Under the latest rates, most new cars will incur significant rises in first-year tax (followed by a £140 flat rate). Plus, there’s now an additional £310 annual surcharge for new cars with a price tag of over £40,000 for the first five times you tax them. Could this be annoying drivers to the point that they choose not to tax their cars? Possibly, but, when you consider that a vehicle registered before 1 April 2017 won’t be subjected to these changes, it’s unlikely to cause a significant ramification and it doesn’t explain why cars older than this are being driven without tax.

Elimination of physical payment proof

Could this tax evasion be purely accidental? With the abolition of the paper tax disc, which had been in use since 1921, drivers lost a daily visual reminder to renew their tax when necessary.

But, considering the paper tax disc was abolished in 2014, is this an excuse? Despite tax payments moving online, drivers still receive renewal reminders from the DVLA and there’s the option to set up a Direct Debit to make the process even easier. You can also sort out your tax payments at the Post Office, if online payments are not your preferred option.

New tax penalties on diesel cars

Of course, the problem could be related to the government’s growing clamp down on diesel cars. In the Autumn budget, the Chancellor announced that every new diesel car will go up a vehicle excise duty (VED) band from 1 April 2018, if the motor does not meet relevant standards (called Euro 6 emissions standards). To elaborate, new vehicles must be tested to determine if they are liable for a tax increase. Although this new ruling does not include vans, any car that fails to meet Euro 6 emissions standards will be subjected to higher tax — which could be between £15-£500 more in first-year rates.

With the government stating it will outlaw all new diesel (and petrol) vehicles by 2040 and the abolition of tax exemption for low-emission petrol and diesel cars; could drivers be avoiding paying tax out of a feeling of unfair treatment? Under the new VED system, tax is only free for electric and hydrogen cars, which might be a sore point for drivers who were used to an exemption applying to them. According to Auto Express, most new car buyers will get a worse deal when it comes to tax under the new system, with predictions that drivers could fork out nine times more than they would have before.

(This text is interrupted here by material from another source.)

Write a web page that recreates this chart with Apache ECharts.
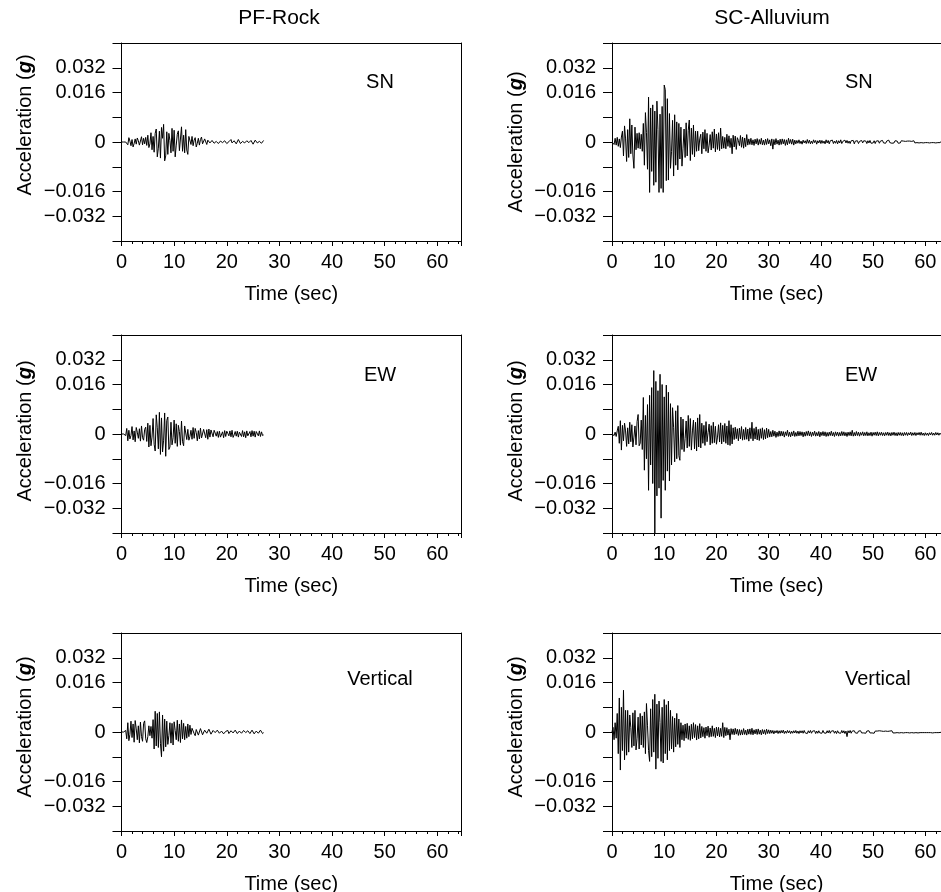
<!DOCTYPE html>
<html><head><meta charset="utf-8">
<script src="https://cdn.jsdelivr.net/npm/echarts@6/dist/echarts.min.js"></script>
<style>html,body{margin:0;padding:0;background:#fff}#c{width:941px;height:892px}</style>
</head><body><div id="c"></div><script>
// sample interval of the records (s)
const dt = 0.2;
// column titles and component names
const columnTitles = ['PF-Rock', 'SC-Alluvium'];
const componentNames = ['SN', 'EW', 'Vertical'];
// y tick values (units of 1e-4 g) and the labels printed at them
const yTickValues = [-240, -160, 0, 160, 240];
const yTickLabels = ['\u22120.032', '\u22120.016', '0', '0.016', '0.032'];
const xAxisName = 'Time (sec)';

// acceleration records, units of 1e-4 g, one value every dt seconds from t = 0
const pfRockSN = [0,0,0,0,0,
 6,-9,14,3,-12,8,-16,-5,10,-7,13,4,-10,-14,17,-9,12,-6,15,-11,
 22,-18,-6,30,-25,18,-33,28,
 42,-48,-20,35,-52,47,12,57,-61,-45,
 33,-40,28,5,-35,44,-30,38,-48,-10,25,36,-28,
 -24,49,-30,22,-35,40,-26,-40,18,
 15,-8,18,-12,6,14,-16,-4,12,-10,8,16,-6,-12,10,4,
 -8,6,9,-3,-7,5,8,-4,-6,2,7,-5,-8,3,9,-2,-6,4,7,-5,-9,1,6,8,-3,-7,4,5,-6,-4,
 8,3,-5,-7,2,6,-3,-8,4,9,-2,-6,5,3,-7,-4,6,8,-3,-5,2,7,-4,-2,5];

const pfRockEW = [0,0,0,2,-5,
 18,-22,12,-16,-5,24,-19,10,-25,21,6,-14,17,-23,26,-12,-20,15,22,-24,
 35,-42,28,-38,-10,50,-33,-55,
 62,20,-48,70,-66,52,-58,-20,68,-72,44,55,-50,
 -42,38,-35,-12,45,-30,33,-40,28,8,-36,42,-25,-38,26,
 22,-18,15,-20,-8,12,-17,21,-14,18,5,-22,11,-16,19,-13,-18,15,20,-12,14,-17,16,-10,13,
 10,-9,12,3,-7,8,-11,9,-10,-4,7,-12,11,-8,9,2,-6,10,-9,12,-11,-3,8,-7,9,
 -10,6,4,-8,11,-9,7,-12,10,-6,-2,8,-9,11,-7,9,-10,8,3,-6,10,-8,7,-5,-3];

const pfRockVertical = [0,0,0,0,
 5,-22,30,-28,-8,35,-18,26,-33,37,10,-25,20,-35,32,-15,-30,28,36,-22,-34,
 -15,20,-12,18,-20,
 40,-55,67,-45,60,
 -50,65,-38,-80,55,-62,42,-48,
 35,-40,-12,30,-36,28,-42,33,5,-25,38,-30,26,
 -34,39,-22,28,-25,18,-20,26,-15,22,
 -8,12,16,-5,-12,8,14,-10,-6,11,15,-9,-13,6,12,-4,-10,9,13,-7,
 -9,5,10,-2,-8,6,9,-4,-7,3,8,-6,-9,2,7,5,-5,-8,4,9,-3,-6,6,8,-5,
 -7,3,6,-4,-8,5,7,-2,-6,4,8,-5,-3,6,4,-6,-7,3,5,-4,-2,6,3,-5,-2];

const scAlluviumSN = [0,5,-8,12,-10,15,-14,10,-18,16,
 35,-45,52,10,-63,40,-50,75,-38,55,-42,-85,48,
 -25,28,-20,30,-22,25,-30,
 60,-75,95,30,-88,145,-163,110,-95,120,
 -140,100,-130,132,40,-163,90,-150,115,-163,184,169,-125,
 140,-123,92,-85,-30,70,-110,88,-75,65,
 -90,60,-55,48,-78,-20,42,-50,62,-45,38,71,-60,45,-40,
 55,-48,35,-30,35,-28,10,25,-38,32,-22,40,-30,28,-35,-10,24,-26,33,-20,42,-32,26,
 -24,30,-28,45,-22,18,-20,15,-22,25,-14,20,-18,12,-38,22,-16,19,-24,14,5,-12,21,-17,16,-20,13,-15,24,-10,
 10,-8,12,-9,7,-11,9,-6,11,-10,8,-7,12,-9,6,-10,9,-8,11,-6,7,-12,10,-23,8,
 -9,11,-7,6,-10,9,-8,10,-6,8,-11,7,-9,12,-5,8,-7,9,-10,6,
 -6,5,-4,7,-5,3,-7,6,-3,4,
 -5,8,-4,6,-6,3,-5,7,-2,5,
 -7,4,-3,6,-5,5,-4,3,-6,7,
 -3,5,-6,4,-2,6,-5,3,-4,5,
 -6,4,-3,7,-5,2,-4,6,-3,5,
 -4,3,-5,4,-2,5,-6,3,-3,4,
 -5,2,-4,5,-3,4,-2,3,-5,4,
 -3,5,-4,2,-3,4,-5,3,-2,4,
 -4,3,-2,5,-3,2,-4,3,-3,6,
 -2,3,-4,2,-3,4,-2,3,-4,2,
 -3,4,-2,3,-3,2,-4,3,-2,3,
 -3,2,-2,4,-3,3,-2,2,-3,3,
 -2,3,-3,2,-2,3,-2,4,-3,2,
 -2,3,-2,2,-3,2,-2,3,-2,1];

const scAlluviumEW = [0,3,-5,6,-8,10,
 25,-30,43,-52,28,-22,35,10,-40,20,-32,38,-25,30,-42,-10,26,-35,40,63,-38,-30,
 45,-50,118,-117,60,
 -80,95,-182,125,-100,
 150,-160,205,-320,170,-200,140,-175,
 193,-272,160,-150,120,
 -182,158,-120,135,-152,
 98,-100,85,20,-90,75,-80,92,-70,-85,
 55,-50,48,-57,-15,42,-45,60,-40,50,-52,10,45,-48,38,-55,52,-42,63,-45,
 35,-30,28,-37,40,-25,5,32,-35,27,-30,38,-28,25,-33,-10,30,-26,36,-32,28,-25,34,-30,26,-35,43,-37,30,-32,
 20,-18,22,-15,17,-22,19,-16,24,-20,15,-18,21,-17,16,-23,20,-15,38,-22,18,-16,23,-19,15,-21,17,-14,20,-18,14,-16,19,-12,15,
 -10,8,-9,12,-7,9,-11,6,-8,10,
 -7,9,-6,8,-10,7,-5,12,-8,6,
 -9,7,-6,10,-8,5,-7,9,-6,8,
 -5,7,-9,6,-7,8,-5,10,-6,7,
 -8,6,-5,9,-7,5,-6,8,-9,6,
 -5,8,-6,7,-8,5,-7,6,-5,9,
 -6,5,-8,7,-5,6,-7,5,-6,8,
 -5,7,-6,5,-8,6,-5,7,-6,12,
 -7,5,-6,8,-5,6,-7,5,-4,7,
 -6,5,-5,7,-6,4,-5,6,-7,5,
 -4,6,-5,7,-6,5,-4,6,-5,4,
 -6,5,-4,6,-5,4,-6,5,-4,6,
 -5,4,-6,5,-4,5,-5,4,-6,5,
 -4,5,-5,4,-3,6,-5,4,-4,5,
 -5,4,-3,5,-4,6,-4,3,-5,4,
 -4,3,-5,4,-3,5,-4,3,-4,5,
 -3,4,-4,3,-2];

const scAlluviumVertical = [0,15,-25,30,-20,
 60,-70,110,-123,80,-60,135,-90,70,-75,
 70,-65,55,15,-50,62,-45,70,-58,-20,48,-55,60,-42,52,
 -50,65,-70,92,20,-60,-95,75,-80,105,
 -65,122,-120,90,-85,100,30,-95,80,-100,105,-70,88,
 -90,100,-60,70,-55,50,-65,45,-48,60,-40,42,-50,
 30,-25,22,-28,26,-20,28,-24,20,-27,25,-22,30,-18,24,-26,20,-22,27,-19,
 18,-15,14,-20,16,-12,19,-17,13,-15,20,-14,12,-18,16,-13,15,-16,12,-14,30,-18,15,-12,14,
 -10,9,-25,11,-8,10,-9,12,-7,9,-11,8,-10,7,-9,11,-8,6,-10,9,
 -7,10,-8,12,-9,7,-6,9,-8,10,-7,6,-9,8,-6,7,-8,9,-5,7,
 -5,6,-4,5,-6,4,-3,5,-5,4,
 -4,5,-3,6,-5,3,-4,5,-3,4,
 -5,3,-4,4,-3,5,-4,3,-5,4,
 -3,4,-4,5,-3,3,-5,4,-3,5,
 -4,3,-3,4,-5,3,-4,4,-3,3,
 -4,5,-3,3,-4,4,-3,5,-4,3,
 -3,4,-4,3,-5,4,-3,3,-4,5,
 -3,4,-5,3,-15,4,-3,5,-4,3,
 -3,4,-3,3,-4,3,-3,4,-3,2,
 -3,3,-4,3,-2,4,-3,3,-3,2,
 -4,3,-2,3,-3,4,-2,3,-3,2,
 -2,3,-3,2,-3,3,-2,4,-3,2,
 -3,2,-2,3,-3,2,-2,3,-3,2,
 -2,3,-2,2,-3,3,-2,2,-3,2,
 -2,2,-3,2,-2,3,-2,2,-2,3,
 -2,2,-2,3,-2,2,-3,2,-2,2,
 -2,3,-2,2,-1];

// ---------- layout ----------
const FONT = '"Liberation Sans", Arial, Helvetica, sans-serif';
const cols = [
  {left: 121.5, width: 339.5, max: 64.5, rightBorder: true, titleX: 279, labelX: 380, labelAlign: 'center'},
  {left: 612, width: 329, max: 63, rightBorder: false, titleX: 772, labelX: 845, labelAlign: 'left'}
];
const rowTops = [43, 335, 633];
const rowLabelDy = [39, 40, 46];
const H = 198;

const panels = [
  {col: 0, row: 0, data: pfRockSN, nameShift: 34},
  {col: 1, row: 0, data: scAlluviumSN, nameShift: 0},
  {col: 0, row: 1, data: pfRockEW, nameShift: 6},
  {col: 1, row: 1, data: scAlluviumEW, nameShift: 6},
  {col: 0, row: 2, data: pfRockVertical, nameShift: 10},
  {col: 1, row: 2, data: scAlluviumVertical, nameShift: 10}
];

const grid = [], xAxis = [], yAxis = [], series = [], graphic = [];
const black = {color: '#000', width: 1};

panels.forEach((p, k) => {
  const c = cols[p.col];
  grid.push({left: c.left, top: rowTops[p.row], width: c.width, height: H,
    containLabel: false, outerBoundsMode: 'none', show: false});
  xAxis.push({type: 'value', gridIndex: k, position: 'bottom', min: 0, max: c.max, interval: 10,
    axisLine: {show: true, onZero: false, lineStyle: black},
    axisTick: {show: true, inside: false, length: 5, lineStyle: black},
    minorTick: {show: true, splitNumber: 5, length: 3, lineStyle: black},
    splitLine: {show: false}, minorSplitLine: {show: false},
    axisLabel: {show: true, margin: 11, color: '#000', fontSize: 20, fontFamily: FONT,
      formatter: v => (Math.abs(v % 10) < 1e-9 ? String(v) : '')},
    name: xAxisName, nameLocation: 'middle', nameGap: 43,
    nameTextStyle: {color: '#000', fontSize: 20, fontFamily: FONT}
  });
  xAxis.push({type: 'value', gridIndex: k, position: 'top', min: 0, max: c.max,
    axisLine: {show: true, onZero: false, lineStyle: black},
    axisTick: {show: false}, axisLabel: {show: false}, splitLine: {show: false}
  });
  yAxis.push({type: 'value', gridIndex: k, position: 'left', min: -320, max: 320, interval: 80,
    axisLine: {show: true, onZero: false, lineStyle: black},
    axisTick: {show: true, inside: false, length: 9, lineStyle: black},
    splitLine: {show: false},
    axisLabel: {show: true, margin: 16, color: '#000', fontSize: 20, fontFamily: FONT,
      formatter: v => { const j = yTickValues.indexOf(Math.round(v)); return j < 0 ? '' : yTickLabels[j]; }},
    name: '{a|Acceleration (}{b|g}{a|)}', nameLocation: 'middle', nameGap: 86, nameRotate: 90,
    nameTextStyle: {color: '#000', fontSize: 20, fontFamily: FONT, padding: [0, 0, 0, p.nameShift],
      rich: {a: {color: '#000', fontSize: 20, fontFamily: FONT},
             b: {color: '#000', fontSize: 20, fontFamily: FONT, fontWeight: 'bold', fontStyle: 'italic'}}}
  });
  yAxis.push({type: 'value', gridIndex: k, position: 'right', min: -320, max: 320,
    axisLine: {show: c.rightBorder, onZero: false, lineStyle: black},
    axisTick: {show: false}, axisLabel: {show: false}, splitLine: {show: false}
  });
  series.push({type: 'line', xAxisIndex: 2 * k, yAxisIndex: 2 * k,
    data: p.data.map((v, i) => [Math.round(i * dt * 10) / 10, v]),
    showSymbol: false, symbol: 'none', clip: true, silent: true,
    lineStyle: {color: '#000', width: 1}, sampling: null, animation: false
  });
  graphic.push({type: 'text', silent: true,
    style: {text: componentNames[p.row], x: c.labelX, y: rowTops[p.row] + rowLabelDy[p.row],
      textAlign: c.labelAlign, textVerticalAlign: 'middle', fill: '#000',
      font: '20px ' + FONT}});
});

cols.forEach((c, j) => {
  graphic.push({type: 'text', silent: true,
    style: {text: columnTitles[j], x: c.titleX, y: 18, textAlign: 'center', textVerticalAlign: 'middle',
      fill: '#000', font: '21px ' + FONT}});
});

const chart = echarts.init(document.getElementById('c'), null, {renderer: 'canvas'});
chart.setOption({animation: false, backgroundColor: '#fff', grid, xAxis, yAxis, series, graphic});
</script></body></html>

Although tax is rarely a payment people make happily, it could be argued that there’s a feeling of unhappiness and resentment with regard to the new system, which might be contributing to the hike in tax avoidance.

What can be done about the situation?

With millions being lost every year that could go towards maintaining and improving road safety, how do we rectify the current condition? According to experts, education and better surveillance are key to solving the tax avoidance issue. Public affairs manager from the RAC, Nicholas Lyes, said:

More must be done to educate drivers about how and when to tax their vehicle, coupled with stronger enforcement to make drivers who evade vehicle tax feel that they are going to get caught.”

Arguably, the UK needs to invest more in technology to detect cars that are not taxed on the roads, since authorities no longer have the visual indicator of a dated tax disc.

How to pay your tax under the new system

To pay your road tax online, simply:

  • Visit the DVLA website.
  • Fill in your reference number.
  • Check your details.
  • Select how you want to pay (i.e. every month, six months, or year).
  • Enter your card details, an email address and phone number.
  • Submit (you’ll get a reference number at the end as proof of payment).


The hike in drivers avoiding paying tax is a serious headache for officials. With lost revenue for road maintenance and lack of clarity regarding why it’s happening, coming up with a solution will be difficult and time-sensitive.